Unser Freund, der Oberst

Eines wird man Muammar al-Gaddafi zugestehen müssen: Er hat sein »Grünes Buch« selbst geschrieben. Ein anderer wäre wohl auch nicht auf die Idee gekommen, ein vornehmlich aus Banalitäten (»Es ist eine unumstrittene Tatsache, dass Männer und Frauen menschliche Wesen sind«) bestehendes und mit rassis­tischen Bemerkungen (»die Schwarzen, die in einem immer heißen Klima träge sind«) durchsetztes Pamphlet als »Führer für die ganze Menschheit« zu bezeichnen. Es hätte nicht einmal für einen Doktortitel an der Univer­sität Bayreuth gereicht.
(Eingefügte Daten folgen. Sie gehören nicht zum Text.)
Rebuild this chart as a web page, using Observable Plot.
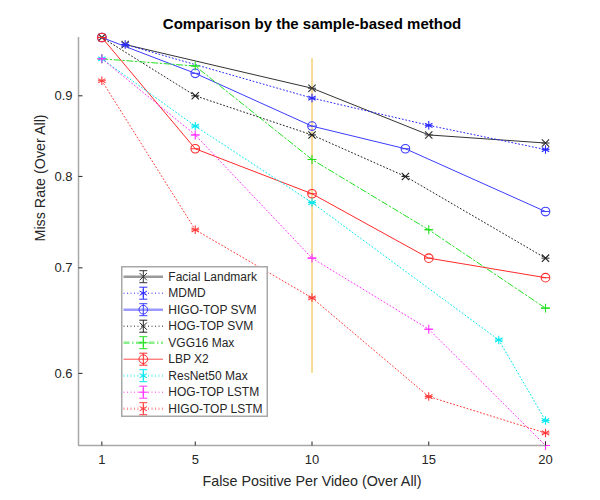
<!DOCTYPE html>
<html><head><meta charset="utf-8">
<script src="https://cdn.jsdelivr.net/npm/d3@7"></script>
<script src="https://cdn.jsdelivr.net/npm/@observablehq/plot@0.6"></script>
<style>
body{margin:0;background:#fff;font-family:"Liberation Sans",Arial,sans-serif;}
#wrap{position:relative;width:600px;height:500px;}
#legend{position:absolute;left:121px;top:266px;}
</style></head><body><div id="wrap"></div>
<script>
// ---- data ----
const titleText = ["Comparison by the sample-based method"];
const xLabel = ["False Positive Per Video (Over All)"];
const yLabel = ["Miss Rate (Over All)"];
const seriesNames = ["Facial Landmark","MDMD","HIGO-TOP SVM","HOG-TOP SVM","VGG16 Max","LBP X2","ResNet50 Max","HOG-TOP LSTM","HIGO-TOP LSTM"];
const facialX = [2,10,15,20],      facialY = [0.97,0.91,0.85,0.84];
const mdmdX = [2,10,15,20],        mdmdY = [0.97,0.897,0.862,0.832];
const higoSvmX = [1,5,10,14,20],   higoSvmY = [0.98,0.93,0.861,0.833,0.76];
const hogSvmX = [1,5,10,14,20],    hogSvmY = [0.98,0.90,0.85,0.80,0.71];
const vggX = [1,5,10,15,20],       vggY = [0.95,0.94,0.82,0.74,0.66];
const lbpX = [1,5,10,15,20],       lbpY = [0.98,0.833,0.78,0.71,0.69];
const resnetX = [1,5,10,18,20],    resnetY = [0.95,0.861,0.77,0.63,0.56];
const hogLstmX = [1,5,10,15,20],   hogLstmY = [0.95,0.85,0.71,0.64,0.54];
const higoLstmX = [1,5,10,15,20],  higoLstmY = [0.92,0.74,0.67,0.58,0.55];
const errX = [10], errLow = [0.60], errHigh = [0.95];
const xTicks = [1,5,10,15,20];
const yTicks = [0.6,0.7,0.8,0.9];
const xDomain = [0,20];
const yDomain = [0.54,0.98];

const seriesX = [facialX,mdmdX,higoSvmX,hogSvmX,vggX,lbpX,resnetX,hogLstmX,higoLstmX];
const seriesY = [facialY,mdmdY,higoSvmY,hogSvmY,vggY,lbpY,resnetY,hogLstmY,higoLstmY];

// ---- styles ----
const DOT = "1,2.5", DASHDOT = "6,2.5,1.5,2.5";
const styles = [
  {color:"#333333", dash:null,    sym:"times",    r:3.4, lcolor:"#9a9a9a", lw:2.5},
  {color:"#2a2aff", dash:DOT,     sym:"asterisk", r:4.0, lcolor:"#2a2aff", lw:1},
  {color:"#3c3cff", dash:null,    sym:"circle",   r:4.3, lcolor:"#9a9aff", lw:2.5},
  {color:"#222222", dash:DOT,     sym:"times",    r:3.4, lcolor:"#222222", lw:1},
  {color:"#22e022", dash:DASHDOT, sym:"plus",     r:3.0, lcolor:"#88f088", lw:2.5},
  {color:"#ff2a2a", dash:null,    sym:"circle",   r:4.3, lcolor:"#ff4a4a", lw:1},
  {color:"#00e8f0", dash:DOT,     sym:"asterisk", r:4.0, lcolor:"#80f2f6", lw:2.5},
  {color:"#ff30ff", dash:DOT,     sym:"plus",     r:3.0, lcolor:"#ff30ff", lw:1},
  {color:"#ff3a3a", dash:DOT,     sym:"asterisk", r:4.0, lcolor:"#ff9090", lw:2.5}
];
const capSym = {draw(ctx,size){const r=Math.sqrt(size/Math.PI); ctx.moveTo(-r,0); ctx.lineTo(r,0);}};
const vTick = {draw(ctx){ctx.moveTo(0,0); ctx.lineTo(0,-4);}};
const hTick = {draw(ctx){ctx.moveTo(0,0); ctx.lineTo(4,0);}};
const axisColor = "#a8a8a8", textColor = "#262626";

const marks = [
  Plot.ruleX(errX.map((x,i)=>({x, y1:errLow[i], y2:errHigh[i]})), {x:"x", y1:"y1", y2:"y2", stroke:"#f0b432", strokeWidth:1})
];
seriesNames.forEach((name,s)=>{
  const st = styles[s];
  const data = seriesX[s].map((x,i)=>({x, y:seriesY[s][i], name}));
  marks.push(Plot.line(data, {x:"x", y:"y", stroke:st.color, strokeWidth:1, strokeDasharray:st.dash || undefined}));
  marks.push(Plot.dot(data, {x:"x", y:"y", symbol:st.sym, r:st.r, stroke:st.color, fill:"none", strokeWidth:1.1}));
  marks.push(Plot.dot(data, {x:"x", y:"y", symbol:capSym, r:4, stroke:st.color, fill:"none", strokeWidth:1}));
});
marks.push(
  Plot.ruleX([xDomain[0]], {stroke:axisColor, strokeWidth:1.5}),
  Plot.ruleY([yDomain[0]], {stroke:axisColor, strokeWidth:1.5}),
  Plot.dot(xTicks, {x:d=>d, frameAnchor:"bottom", symbol:vTick, stroke:textColor, strokeWidth:1}),
  Plot.dot(yTicks, {y:d=>d, frameAnchor:"left", symbol:hTick, stroke:textColor, strokeWidth:1}),
  Plot.axisX({ticks:xTicks, tickSize:0, tickPadding:9, label:null, fontSize:13, fill:textColor, tickFormat:d=>String(d)}),
  Plot.axisY({ticks:yTicks, tickSize:0, tickPadding:6, label:null, fontSize:13, fill:textColor, tickFormat:d3.format(".1f")}),
  Plot.text(titleText, {text:d=>d, frameAnchor:"top", lineAnchor:"middle", dy:-13, fontSize:15, fontWeight:"bold", fill:"#000"}),
  Plot.text(xLabel, {text:d=>d, frameAnchor:"bottom", lineAnchor:"middle", dy:36, fontSize:14.3, fill:textColor}),
  Plot.text(yLabel, {text:d=>d, frameAnchor:"left", dx:-38, rotate:-90, fontSize:14.3, fill:textColor})
);

const chart = Plot.plot({
  width:600, height:500,
  marginLeft:78, marginRight:55, marginTop:37, marginBottom:55,
  style:{fontFamily:'"Liberation Sans", Arial, sans-serif', background:"#fff", overflow:"visible"},
  x:{domain:xDomain},
  y:{type:"log", domain:yDomain},
  marks
});
document.getElementById("wrap").appendChild(chart);

// ---- legend ----
const lw = 147, lh = 151, rowH = 16.5, row0 = 10.7;
const leg = d3.select("#wrap").append("svg").attr("id","legend").attr("width",lw).attr("height",lh)
  .style("font-family",'"Liberation Sans", Arial, sans-serif');
leg.append("rect").attr("x",0.75).attr("y",0.75).attr("width",lw-1.5).attr("height",lh-1.5)
  .attr("fill","#fff").attr("stroke","#a8a8a8").attr("stroke-width",1.5);
const symMap = {times:d3.symbolTimes, asterisk:d3.symbolAsterisk, circle:d3.symbolCircle, plus:d3.symbolPlus};
seriesNames.forEach((name,s)=>{
  const st = styles[s], y = row0 + s*rowH, mx = 22.3;
  const g = leg.append("g");
  g.append("line").attr("x1",2.5).attr("x2",42).attr("y1",y).attr("y2",y)
    .attr("stroke",st.lcolor).attr("stroke-width",st.lw).attr("stroke-dasharray",st.dash);
  g.append("line").attr("x1",mx).attr("x2",mx).attr("y1",y-6).attr("y2",y+6).attr("stroke",st.color).attr("stroke-width",1);
  g.append("line").attr("x1",mx-4).attr("x2",mx+4).attr("y1",y-6).attr("y2",y-6).attr("stroke",st.color).attr("stroke-width",1);
  g.append("line").attr("x1",mx-4).attr("x2",mx+4).attr("y1",y+6).attr("y2",y+6).attr("stroke",st.color).attr("stroke-width",1);
  g.append("path").attr("transform",`translate(${mx},${y})`)
    .attr("d", d3.symbol(symMap[st.sym], Math.PI*st.r*st.r)())
    .attr("fill","none").attr("stroke",st.color).attr("stroke-width",1);
  g.append("text").attr("x",47.3).attr("y",y).attr("dy","0.35em").attr("font-size",12).attr("fill",textColor).text(name);
});
</script></body></html>
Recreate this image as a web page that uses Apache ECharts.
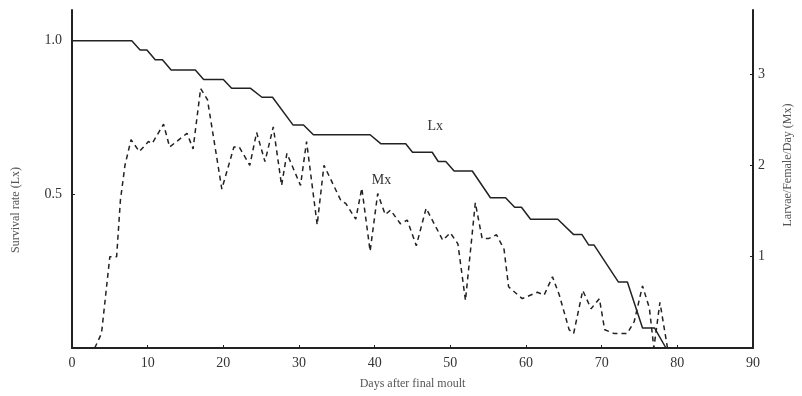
<!DOCTYPE html>
<html>
<head>
<meta charset="utf-8">
<script src="https://cdn.jsdelivr.net/npm/echarts@6/dist/echarts.min.js"></script>
<style>
  html, body { margin: 0; padding: 0; background: #fff; }
  #chart { width: 802px; height: 396px; }
</style>
</head>
<body>
<div id="chart"></div>
<script>
// survival rate Lx: [day, value] corners of the staircase
const lxPoints = [
  [0, 1.0], [7.9, 1.0], [9.0, 0.970], [9.9, 0.970], [11.0, 0.938], [11.95, 0.938],
  [13.1, 0.905], [16.3, 0.905], [17.4, 0.874], [20.0, 0.874], [21.1, 0.845], [23.6, 0.845],
  [25.1, 0.816], [26.5, 0.816], [29.2, 0.726], [30.6, 0.726], [31.9, 0.694], [39.4, 0.694],
  [40.8, 0.665], [44.1, 0.665], [45.0, 0.637], [47.6, 0.637], [48.4, 0.607], [49.4, 0.607],
  [50.5, 0.576], [52.9, 0.576], [55.3, 0.489], [57.3, 0.489], [58.5, 0.458], [59.4, 0.458],
  [60.6, 0.419], [64.2, 0.419], [66.3, 0.369], [67.4, 0.369], [68.3, 0.335], [69.0, 0.335],
  [72.2, 0.215], [73.4, 0.215], [75.4, 0.065], [77.0, 0.065], [78.5, 0]
];

// larvae / female / day Mx
const mxPoints = [
  [3.0, 0], [3.9, 0.16], [5.0, 1.0], [5.9, 1.0], [6.4, 1.62], [7.0, 2.0], [7.8, 2.28],
  [8.9, 2.15], [10.1, 2.26], [10.6, 2.24], [12.1, 2.45], [12.9, 2.2], [15.2, 2.35],
  [16.0, 2.18], [17.0, 2.84], [17.9, 2.72], [19.8, 1.74], [21.4, 2.2], [22.1, 2.2],
  [23.5, 2.0], [24.4, 2.36], [25.5, 2.04], [26.6, 2.42], [27.7, 1.78], [28.4, 2.13],
  [30.2, 1.78], [31.0, 2.26], [32.4, 1.35], [33.3, 2.0], [35.5, 1.62], [36.2, 1.58],
  [37.5, 1.41], [38.3, 1.75], [39.4, 1.06], [40.4, 1.69], [41.4, 1.46], [42.1, 1.51],
  [43.4, 1.36], [44.3, 1.4], [45.5, 1.12], [46.8, 1.53], [49.0, 1.18], [50.0, 1.26],
  [51.0, 1.14], [52.0, 0.52], [53.3, 1.59], [54.2, 1.2], [55.1, 1.2], [56.1, 1.24],
  [57.1, 1.08], [57.7, 0.67], [59.5, 0.54], [61.5, 0.61], [62.4, 0.58], [63.5, 0.78],
  [64.4, 0.58], [65.7, 0.2], [66.3, 0.16], [67.5, 0.63], [68.6, 0.43], [69.7, 0.54],
  [70.4, 0.2], [71.6, 0.16], [73.4, 0.16], [74.3, 0.29], [75.4, 0.68], [76.3, 0.44],
  [76.9, 0], [77.7, 0.5], [78.7, 0]
];

const lxLabelAt = [48.0, 0.72];
const mxLabelAt = [40.9, 1.84];

const serif = '"Liberation Serif", "DejaVu Serif", serif';
const ink = '#222';
const hint = '#555';

const chart = echarts.init(document.getElementById('chart'));

chart.setOption({
  animation: false,
  textStyle: { fontFamily: serif },
  grid: { left: 72, right: 49, top: 10, bottom: 48 },
  xAxis: {
    type: 'value',
    min: 0,
    max: 90,
    interval: 10,
    name: 'Days after final moult',
    nameLocation: 'middle',
    nameGap: 30,
    nameTextStyle: { color: hint, fontSize: 12, fontFamily: serif },
    axisLine: { lineStyle: { color: ink, width: 2 } },
    axisTick: { inside: true, length: 3, lineStyle: { color: ink } },
    axisLabel: { color: '#333', fontSize: 14, fontFamily: serif, margin: 8 },
    splitLine: { show: false }
  },
  yAxis: [
    {
      type: 'value',
      min: 0,
      max: 1.1,
      interval: 0.5,
      axisLine: { show: true, lineStyle: { color: ink, width: 2 } },
      axisTick: { show: true, inside: true, length: 3, lineStyle: { color: ink } },
      axisLabel: {
        color: '#333', fontSize: 14, fontFamily: serif, margin: 10,
        showMinLabel: false, showMaxLabel: false,
        formatter: (v) => v.toFixed(1)
      },
      splitLine: { show: false }
    },
    {
      type: 'value',
      min: 0,
      max: 3.7,
      interval: 1,
      position: 'right',
      axisLine: { show: true, lineStyle: { color: ink, width: 2 } },
      axisTick: { show: true, inside: true, length: 3, lineStyle: { color: ink } },
      axisLabel: {
        color: '#333', fontSize: 14, fontFamily: serif, margin: 5,
        showMinLabel: false, showMaxLabel: false
      },
      splitLine: { show: false }
    }
  ],
  graphic: [
    {
      type: 'text', x: 16, y: 210, rotation: Math.PI / 2,
      style: { text: 'Survival rate (Lx)', fill: hint, font: '12px ' + serif, align: 'center', verticalAlign: 'middle' }
    },
    {
      type: 'text', x: 788, y: 165, rotation: Math.PI / 2,
      style: { text: 'Larvae/Female/Day (Mx)', fill: hint, font: '12px ' + serif, align: 'center', verticalAlign: 'middle' }
    }
  ],
  series: [
    {
      name: 'Lx',
      type: 'line',
      yAxisIndex: 0,
      data: lxPoints,
      showSymbol: false,
      lineStyle: { color: ink, width: 1.5 },
      markPoint: {
        symbol: 'circle', symbolSize: 0,
        label: { show: true, formatter: 'Lx', color: '#333', fontSize: 14, fontFamily: serif },
        data: [{ coord: lxLabelAt }]
      }
    },
    {
      name: 'Mx',
      type: 'line',
      yAxisIndex: 1,
      data: mxPoints,
      showSymbol: false,
      lineStyle: { color: ink, width: 1.5, type: [5, 4] },
      markPoint: {
        symbol: 'circle', symbolSize: 0,
        label: { show: true, formatter: 'Mx', color: '#333', fontSize: 14, fontFamily: serif },
        data: [{ coord: mxLabelAt }]
      }
    }
  ]
});
</script>
</body>
</html>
Ehrendoktortitel aber hat der Oberst und »Revolutionsführer« erhalten, einen von der privaten Megatrend University in Belgrad und einen vom Technology College in Tunis. Er selbst ließ seinem Freund, dem venezolanischen Präsidenten Hugo Chávez, im vergangenen Jahr einen Ehrendoktortitel der Academy of Higher Education in Tripolis zukommen. Chávez revanchierte sich mit einem Lob: »Was Simon Bolivar für das venezolanische Volk ist, ist Muammar al-Gaddafi für das libysche Volk. Er ist der Befreier Libyens.«
Doch nicht nur die üblichen Verdächtigen behandelten Gaddafi wohlwollend. Er durfte auch in westlichen Städten sein Zelt aufschlagen. Nur in New York musste er ein Hotelzimmer beziehen, weil die Stadtverwaltung das Campieren als Verstoß gegen die Bestimmungen zur Grundstücksnutzung betrachtete. Den Beziehungen hat das nicht geschadet. »Im Geschäftsjahr 2010 verzeichnete Siemens in Libyen bedeutende Erfolge«, teilt der Konzern mit, der auch in diesem Land zu »einer zukunftsfähigen gesellschaftlichen Entwicklung« beiträgt. Man war nicht so dogmatisch, auf die Abkehr Gaddafis vom Terrorismus zu warten: »1972 eröffnete Siemens seine erste Vertretung im Land.« Andere zierten sich länger, doch seit Gaddafi der »antiwestlichen« Außenpolitik entsagt hat, drängeln sich Politiker und Geschäftsleute vor seinem Zelt. Streng genommen hat Gaddafi nur der Finanzierung von Terroranschlägen und der Herstellung von Massenvernichtungswaffen entsagt, »antiimperialistische« Phrasen hat er weiterhin gedroschen. Betrachtet man die »internationale Gemeinschaft« als eine Familie, so ist Gaddafi der verrückte, reiche Onkel, den man hinter seinem Rücken auslacht, aber zu jeder Feier einlädt, seit man nicht mehr befürchten muss, dass er auf dem Weg Passanten verprügelt. Wie er daheim mit seinen Kindern verfährt, möchte man gar nicht so genau wissen. Aber man schätzt ihn, weil er die ungezogenen Nachbarlümmel davon abhält, über den Gartenzaun zu klettern. Gaddafis Drohung, die Ausreise von Flüchtlingen nicht mehr zu verhindern, verurteilte Werner Hoyer, der Staatsminister im Auswärtigen Amt, als »unglaub­liche Entgleisung«. Anders als in den Reaktionen auf die Ermordung Hunderter Demonstranten wird hier echte Empörung spürbar.